Justice at the (Canadian) Supreme Court

Yesterday, the Supreme Court for Canada righted a grievous error made by a trial judge in upholding an appeals court decision to find trainer Derek Riesberry guilty of two counts of fraud and ordered a new trial to determine whether or not Riesberry is guilty of 'cheating at play'.

Mr. Riesberry was caught drugging one horse which raced and was caught with syringes in an attempt to drug another horse which resulted in the horse being scratched.  The original trial judge found while acts which could constitute fraud did take place, since the betting public had no interest in the whether or not such acts did occur, a finding of fraud could not be found.

On appeal, the appeals court vacated those judgements and ordered a conviction on the two counts of fraud, finding the public clearly did have an interest in whether or not someone committed fraud with regards to the pre-race activity (i.e., the drugging of a horse) in question.  In addition, the court ordered a new trial regarding whether or not Riseberry is guilty of cheating at play, with the main issue being whether horse racing is a game, or a game mixed with skill which would then qualify for a conviction for as this standard was not satisfied at the earlier trial.

This is a big win for racing fans and participants.  Should the original decision have stood, it would have basically given trainers carte blanche to manipulate a race without any fear of being responsible for defrauding the public, losing an important weapon in protecting the sport from wrongdoing.  One would also suspect at retrial, it will be determined that racing is indeed a game, a game of chance or one with a mixed chance and skill which will allow for the possible conviction on the cheating at play charge.

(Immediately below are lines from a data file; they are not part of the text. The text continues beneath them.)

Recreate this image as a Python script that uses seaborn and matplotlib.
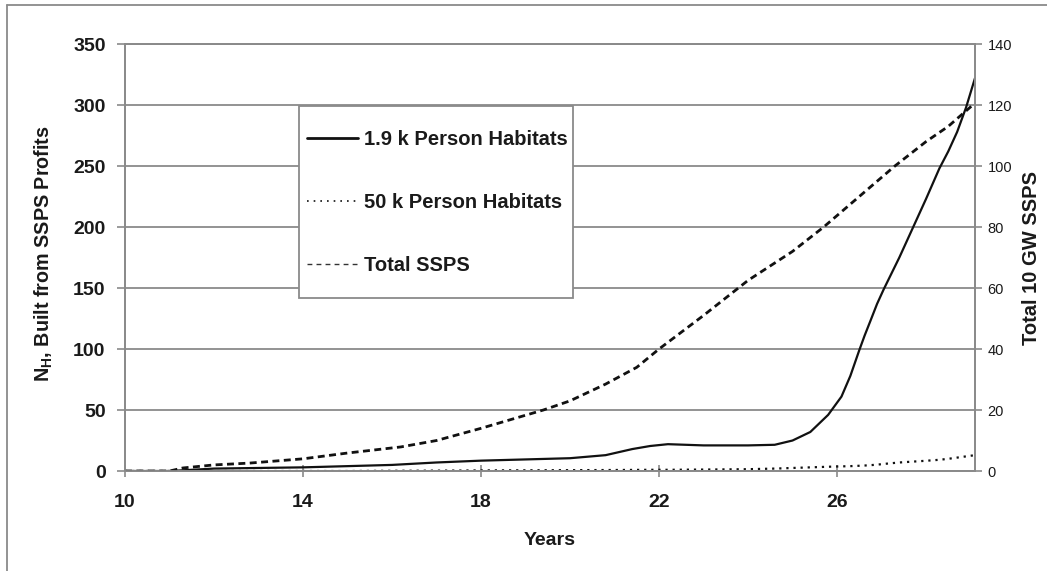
import matplotlib
matplotlib.use('Agg')
from matplotlib import pyplot as plt
from matplotlib.lines import Line2D
from matplotlib.patches import Rectangle
import pandas as pd
import seaborn as sns

# Values
hab_years = [10, 11, 11.5, 12, 13, 14, 15, 16, 17, 18, 19, 20, 20.8, 21.4, 21.8, 22.2,
             22.6, 23, 24, 24.6, 25, 25.4, 25.8, 26.1, 26.3, 26.5, 26.62, 26.75, 26.9,
             27.05, 27.4, 27.7, 28, 28.3, 28.5, 28.7, 28.9, 29.1]
hab_small = [0, 0, 1, 2, 2.5, 3, 4, 5, 7, 8.5, 9.5, 10.5, 13, 18, 20.5, 22,
             21.5, 21, 21, 21.5, 25, 32, 46, 61, 78, 99, 111, 123, 137,
             149, 175, 199, 223, 248, 262, 278, 298, 322]
hab_large = [0, 0, 0, 0, 0, 0, 0, 0.2, 0.3, 0.5, 0.6, 0.7, 0.8, 0.9, 1, 1,
             1.1, 1.2, 1.5, 2, 2.5, 3, 3.5, 3.8, 4, 4.3, 4.5, 4.8, 5.2,
             5.8, 7, 7.7, 8.4, 9.2, 10, 11, 12, 13]
ssps_years = [10, 11, 11.3, 12, 12.8, 14, 15, 16.2, 17, 18, 19.4, 20, 20.8, 21.5, 22,
              23, 24, 25, 25.7, 26.5, 27.3, 28, 28.5, 29.05]
ssps_total = [0, 0, 1, 2, 2.6, 4, 5.9, 7.9, 10, 14, 20, 23, 28.5, 34, 40,
              51, 62.5, 72, 80, 90, 100, 108, 113, 120]

series_labels = ['1.9 k Person Habitats', '50 k Person Habitats', 'Total SSPS']
x_ticks = [10, 14, 18, 22, 26]
left_ticks = [0, 50, 100, 150, 200, 250, 300, 350]
right_ticks = [0, 20, 40, 60, 80, 100, 120, 140]

hab_df = pd.DataFrame({'year': hab_years, 'small': hab_small, 'large': hab_large})
ssps_df = pd.DataFrame({'year': ssps_years, 'total': ssps_total})

sns.set_style('white')
plt.rcParams['font.family'] = ['Liberation Sans', 'DejaVu Sans']
plt.rcParams['mathtext.fontset'] = 'custom'
plt.rcParams['mathtext.rm'] = 'Liberation Sans'
plt.rcParams['mathtext.bf'] = 'Liberation Sans:bold'

text_col = '#1a1a1a'
grid_col = '#8a8a8a'
line_col = '#111111'

fig, ax = plt.subplots(figsize=(10.47, 5.71), dpi=100)
fig.subplots_adjust(left=0.1194, right=0.9312, top=0.9229, bottom=0.1751)
ax2 = ax.twinx()

sns.lineplot(data=hab_df, x='year', y='small', ax=ax, color=line_col, lw=1.6)
sns.lineplot(data=hab_df, x='year', y='large', ax=ax, color=line_col, lw=1.6,
             linestyle=(0, (1, 2.2)))
sns.lineplot(data=ssps_df, x='year', y='total', ax=ax2, color=line_col, lw=2.0,
             linestyle=(0, (2.5, 1.6)))

ax.set_xlim(10, 29.1)
ax.set_ylim(0, 350)
ax2.set_ylim(0, 140)
ax.set_xticks(x_ticks)
ax.set_yticks(left_ticks)
ax2.set_yticks(right_ticks)

ax.set_axisbelow(True)
ax.yaxis.grid(True, color=grid_col, lw=1.3)
ax.xaxis.grid(False)
ax2.grid(False)

for a in (ax, ax2):
    for s in a.spines.values():
        s.set_color(grid_col)
        s.set_linewidth(1.3)

ax.tick_params(axis='y', which='major', direction='out', length=6, width=1.2,
               color=grid_col, left=True, pad=8, labelsize=14, labelcolor=text_col)
ax.tick_params(axis='x', which='major', direction='inout', length=9, width=1.2,
               color=grid_col, bottom=True, pad=12, labelsize=14, labelcolor=text_col)
ax2.tick_params(axis='y', which='major', direction='out', length=5, width=1.2,
                color=grid_col, right=True, pad=4, labelsize=10.5, labelcolor=text_col)
for lab in ax.get_xticklabels() + ax.get_yticklabels():
    lab.set_fontweight('bold')

ax.set_xlabel('Years', fontsize=14, fontweight='bold', color=text_col)
ax.xaxis.set_label_coords(0.5, -0.143)
ax.set_ylabel(r'N$_{\mathbf{H}}$, Built from SSPS Profits', fontsize=14.2,
              fontweight='bold', color=text_col)
ax.yaxis.set_label_coords(-0.082, 0.51)
ax2.set_ylabel('Total 10 GW SSPS', fontsize=14.5, fontweight='bold', color=text_col,
               rotation=90)
ax2.yaxis.set_label_coords(1.055, 0.5)

# legend box
box = Rectangle((299 / 1047, 1 - 298 / 571), 274 / 1047, 192 / 571,
                transform=fig.transFigure, facecolor='white', edgecolor=grid_col,
                lw=1.3, zorder=4)
ax2.add_artist(box)
proxies = [
    Line2D([], [], color=line_col, lw=2.0),
    Line2D([], [], color=line_col, lw=1.2, linestyle=(0, (1, 3))),
    Line2D([], [], color='#333333', lw=1.0, linestyle=(0, (3.5, 3))),
]
leg = ax2.legend(proxies, series_labels, loc='upper left',
                 bbox_to_anchor=(307 / 1047, 1 - 130 / 571),
                 bbox_transform=fig.transFigure, frameon=False, borderpad=0,
                 borderaxespad=0, handlelength=2.55, handletextpad=0.3,
                 labelspacing=2.18, prop={'size': 14.5, 'weight': 'bold'})
for t in leg.get_texts():
    t.set_color(text_col)
leg.set_zorder(5)

# page frame
fig.add_artist(Line2D([7 / 1047, 7 / 1047], [0, 1 - 5 / 571],
                      transform=fig.transFigure, color=grid_col, lw=1.3))
fig.add_artist(Line2D([7 / 1047, 1], [1 - 5 / 571, 1 - 5 / 571],
                      transform=fig.transFigure, color=grid_col, lw=1.3))

fig.savefig('out.png', dpi=100)
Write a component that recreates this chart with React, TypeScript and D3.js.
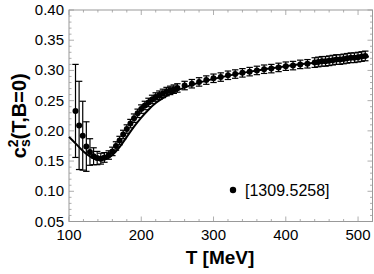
import React, { useEffect, useRef } from 'react';
import * as d3 from 'd3';

// lattice points [1309.5258]
const latT = [109, 114, 119, 124, 129, 134, 139, 144, 149, 155, 160, 165, 170, 175, 180, 185, 190, 195, 200, 205, 210, 215, 220, 225, 230, 235, 240, 245, 250,
  260, 270, 280, 290, 300, 310, 320, 330, 340, 350, 360, 370, 380, 390, 400, 410, 420, 430,
  440, 445, 450, 455, 460, 465, 470, 475, 480, 485, 490, 495, 500, 505, 510];
const latC = [0.233, 0.209, 0.192, 0.174, 0.165, 0.158, 0.155, 0.154, 0.156, 0.160, 0.166, 0.175, 0.184, 0.194, 0.203, 0.212, 0.221, 0.229, 0.236, 0.242, 0.247, 0.252, 0.256, 0.259, 0.262, 0.265, 0.267, 0.269, 0.271,
  0.275, 0.278, 0.281, 0.284, 0.287, 0.289, 0.292, 0.294, 0.296, 0.298, 0.300, 0.302, 0.303, 0.305, 0.307, 0.308, 0.310, 0.311,
  0.313, 0.314, 0.315, 0.315, 0.316, 0.317, 0.318, 0.318, 0.319, 0.320, 0.321, 0.321, 0.322, 0.323, 0.324];
const latErr = [0.077, 0.073, 0.057, 0.041, 0.022, 0.014, 0.011, 0.009, 0.008, 0.007, 0.007, 0.007, 0.007, 0.007, 0.007, 0.007, 0.007, 0.007, 0.007, 0.007, 0.007, 0.007, 0.007, 0.007, 0.007, 0.007, 0.007, 0.007, 0.007,
  0.007, 0.007, 0.007, 0.007, 0.007, 0.007, 0.007, 0.007, 0.007, 0.007, 0.007, 0.007, 0.007, 0.007, 0.007, 0.007, 0.007, 0.007,
  0.008, 0.008, 0.008, 0.008, 0.008, 0.008, 0.008, 0.008, 0.008, 0.008, 0.008, 0.008, 0.008, 0.008, 0.008];

// model curve
const lineT = [100, 110, 120, 130, 140, 150, 160, 170, 180, 190, 200, 210, 220, 230, 240, 250, 270, 300, 350, 400, 450, 500, 515];
const lineC = [0.190, 0.178, 0.166, 0.157, 0.152, 0.153, 0.160, 0.173, 0.190, 0.207, 0.222, 0.235, 0.246, 0.254, 0.261, 0.267, 0.276, 0.286, 0.298, 0.307, 0.314, 0.321, 0.323];

const xMajor = [100, 200, 300, 400, 500];
const yMajor = [0.05, 0.10, 0.15, 0.20, 0.25, 0.30, 0.35, 0.40];

const App = () => {
  const svgRef = useRef(null);

  useEffect(() => {
    const svg = d3.select(svgRef.current);
    svg.selectAll('*').remove();

    const left = 69, right = 372.5, top = 10, bottom = 221.5;
    const x = d3.scaleLinear().domain([100, 520]).range([left, right]);
    const y = d3.scaleLinear().domain([0.05, 0.40]).range([bottom, top]);
    const font = 'Liberation Sans, Arial, sans-serif';
    const gray = '#999';

    // frame
    svg.append('rect')
      .attr('x', left).attr('y', top)
      .attr('width', right - left).attr('height', bottom - top)
      .attr('fill', 'none').attr('stroke', gray).attr('stroke-width', 1);

    // x ticks (bottom and top)
    const xMinor = d3.range(100, 521, 20);
    xMinor.forEach(t => {
      const major = xMajor.includes(t);
      const len = major ? 5 : 2.5;
      svg.append('line').attr('x1', x(t)).attr('x2', x(t)).attr('y1', bottom).attr('y2', bottom - len)
        .attr('stroke', gray).attr('stroke-width', 0.8);
      svg.append('line').attr('x1', x(t)).attr('x2', x(t)).attr('y1', top).attr('y2', top + len)
        .attr('stroke', gray).attr('stroke-width', 0.8);
    });
    xMajor.forEach(t => {
      svg.append('text').attr('x', x(t)).attr('y', bottom + 18)
        .attr('text-anchor', 'middle').attr('font-family', font).attr('font-size', 15)
        .text(t);
    });

    // y ticks (left and right)
    const yMinor = d3.range(0, 36).map(i => 0.05 + i * 0.01);
    yMinor.forEach((v, i) => {
      const major = i % 5 === 0;
      const len = major ? 5 : 2.5;
      svg.append('line').attr('x1', left).attr('x2', left + len).attr('y1', y(v)).attr('y2', y(v))
        .attr('stroke', gray).attr('stroke-width', 0.8);
      svg.append('line').attr('x1', right).attr('x2', right - len).attr('y1', y(v)).attr('y2', y(v))
        .attr('stroke', gray).attr('stroke-width', 0.8);
    });
    yMajor.forEach(v => {
      svg.append('text').attr('x', left - 5).attr('y', y(v) + 5)
        .attr('text-anchor', 'end').attr('font-family', font).attr('font-size', 15)
        .text(v.toFixed(2));
    });

    // curve
    const line = d3.line().x(d => x(d[0])).y(d => y(d[1])).curve(d3.curveMonotoneX);
    svg.append('path')
      .datum(lineT.map((t, i) => [t, lineC[i]]))
      .attr('d', line)
      .attr('fill', 'none').attr('stroke', '#000').attr('stroke-width', 2);

    // error bars + points
    const g = svg.append('g');
    latT.forEach((t, i) => {
      const cx = x(t);
      const y1 = y(latC[i] + latErr[i]);
      const y2 = y(latC[i] - latErr[i]);
      g.append('line').attr('x1', cx).attr('x2', cx).attr('y1', y1).attr('y2', y2)
        .attr('stroke', '#000').attr('stroke-width', 1.2);
      [y1, y2].forEach(yy => {
        g.append('line').attr('x1', cx - 3.2).attr('x2', cx + 3.2).attr('y1', yy).attr('y2', yy)
          .attr('stroke', '#000').attr('stroke-width', 1.2);
      });
      g.append('circle').attr('cx', cx).attr('cy', y(latC[i])).attr('r', 3).attr('fill', '#000');
    });

    // legend
    svg.append('circle').attr('cx', 233).attr('cy', 190).attr('r', 3.2).attr('fill', '#000');
    svg.append('text').attr('x', 245).attr('y', 195.5)
      .attr('font-family', font).attr('font-size', 16)
      .text('[1309.5258]');

    // axis titles
    svg.append('text').attr('x', 220).attr('y', 264)
      .attr('text-anchor', 'middle').attr('font-family', font).attr('font-size', 19).attr('font-weight', 'bold')
      .text('T [MeV]');

    const yt = svg.append('text')
      .attr('transform', `translate(26,${(top + bottom) / 2}) rotate(-90)`)
      .attr('text-anchor', 'middle').attr('font-family', font).attr('font-size', 20).attr('font-weight', 'bold');
    yt.append('tspan').text('c');
    yt.append('tspan').attr('font-size', 14).attr('dy', 4).text('s');
    yt.append('tspan').attr('font-size', 14).attr('dx', -8).attr('dy', -12).text('2');
    yt.append('tspan').attr('dy', 8).text('(T,B=0)');
  }, []);

  return (
    <svg ref={svgRef} width={374} height={274} style={{ position: 'absolute', left: 0, top: 0, background: '#fff' }}></svg>
  );
};

export default App;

Racing misdeeds seldom end up in criminal trial but the threat of criminal prosecution must always be present to keep a check on any possible wrong-doing.  Should the original ruling have stood, it could have resulted in open season on cheating.  With the Supreme Court ruling, the threat has been restored and racing participants must always keep in mind they may be held accountable for any flagrant wrongdoing.

The little guy wins today.

2 comments:

Marv said...

I've long maintained that the authorities should use criminal fraud statutes to prosecute trainers, drivers/jockeys, owners and others who "fix" races including via drugs. Fraud requires intent, which distinguishes itself from accidental overdoses of drugs.

I think horsemen who risk spending time at the graybar hotel would think twice before drugging up a horse to affect performance.

Pacingguy said...

The key is you need to catch them in the act. A mere positive is not going to be enough to get a conviction.